Die Wahrheit: Hausierer auf Wahlfahrt
Der türkische Außenminister Mevlüt Çavuşoğlu möchte am 29. Mai in Solingen Krokodilstränen gegen den Faschismus vergießen.
Als am Morgen des 29. Mai 1993 vier Solinger Nazisprosse loszogen, um ihren Traum vom Biodeutschtum zu befeuchten und das Leben einer türkischen Familie zu verfeuern, markierten sie nur den vorläufigen Höhepunkt einer Serie von Pogromen, die artverwandte Nachgeburten des Dutzendjährigen Reichs zuvor in Hoyerswerda, Rostock und Mölln veranstaltet hatten.
Drei Tage vor dem fünffachen Mord hatte die Regierung Kohl das Asylrecht massiv verschärft und auch am Tag der Trauerfeier hatte der gewichtige Chef dickere Bretter zu bohren, als, so sein damaliger Sprecher, „in einen Beileidstourismus aus[zu]brechen“.

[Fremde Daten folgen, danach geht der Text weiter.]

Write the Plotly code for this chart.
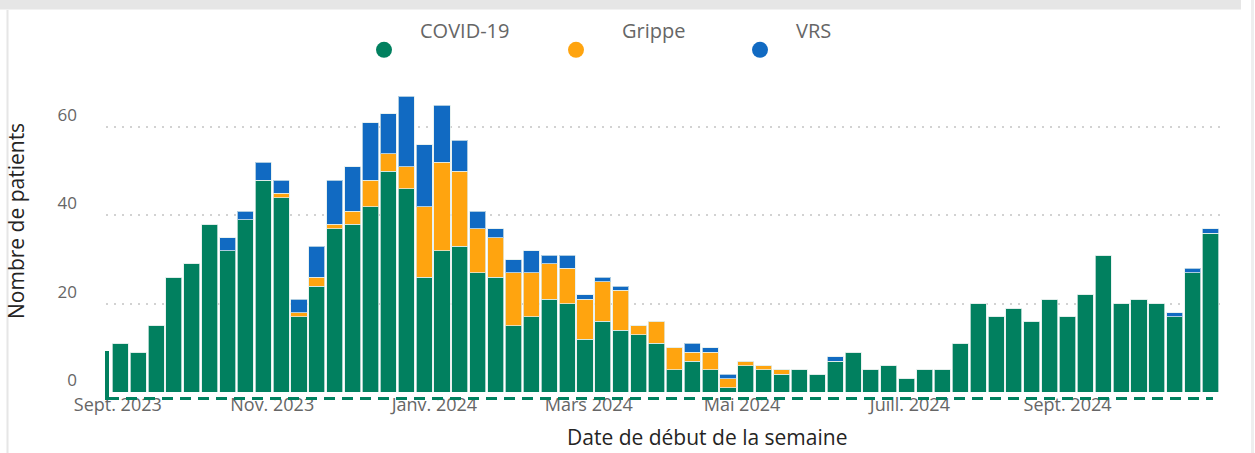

Mevlüt Çavuşoğlu, Klassenbester seines Präsidenten und Außenminister der heutigen Türkei, ist da aus anderem Mehl geschwitzt. Der publikumshungrige Springinsfeld hat den Eventbraten sofort bis Ankara gerochen und sich der nordrhein-westfälischen Landesregierung als Redner für die Gedenkfeier zum 25. Jahrestag des Solinger Brandanschlages aufgebrummt.
Wie Erdoğans Ratschluss es zufällig will, findet in der Türkei vier Wochen später eine vorgezogene Dressurnummer statt, die Knecht Mevlüt, ganz sicher ohne zu erröten, vermutlich als Parlaments- und Präsidentschaftswahlen bezeichnen würde. Ein Kurde, wer Böses dabei denkt.
Werbetrommel für Frühjahrsputz
Letztere haben sich, geht es nach Erdoğans Hofmarschall, ohnehin warm anzuziehen. Seitdem die Türkei nicht mehr nur das eigene Territorium, sondern auch Syrien und demnächst den Irak von einer Ethnie säubert, die so tollkühn ist, sich zur selben Spezies wie Çavuşoğlu zu rechnen, wird dieser nicht müde, im Ausland die Werbetrommel für seinen Frühjahrsputz zu rühren. „Der Siedepunkt des Volkes ist sehr nah“, drohte der Kochtopfhausierer unlängst all jenen, welche den Hygienebegriff dieses Volkes nicht teilen und die Kurden in Syrien davor beschützen möchten.
Hochtemperiert und rassenrein geht es auch sonst zur Sache, wenn der versierte Anheizer in fremden Landen auf seine Leute trifft: „Überall auf der Welt kommen wir mit unseren Volksgenossen zusammen! Niemand kann diese Bande mit Volksgenossen zerschneiden! Wir beugen uns nur vor Gott, sonst vor niemandem“, fauchte Mevlüt Çavuşoğlu im März 2017 vom Balkon des türkischen Konsulats in Hamburg und warf faschistische Wolfsgrußhändchen in den johlenden Mob. Als die Niederländer dem strammen Volksaufklärer daraufhin eine ähnliche Propagandaparty in Rotterdam strichen, bekamen sie selbstredend und von allerhöchster Stelle erklärt, wer die wahren Nazis sind.
Meisterstück der Germanen
Dass die Deutschen indes bei all dem Spalier stehen, indem sie neben der militärischen neuerdings auch die akustische Logistik zur Verfügung stellen, bedient eine gloriose wilhelminische Tradition, von der die Armenier schon vor hundert Jahren ein Liedchen trällern konnten. 25 Jahre später hatte der germanische Lehrling den osmanischen Gesellen überholt und schnitzte sein eigenes Meisterstück, dessen Splitter 2018 genauso umherschwirren wie 1993.
Insofern passt die Begegnung von Erdoğans Grillanzünder Çavuşoğlu mit der Solinger Vergangenheit am 29. Mai wie Arsch auf Eimer.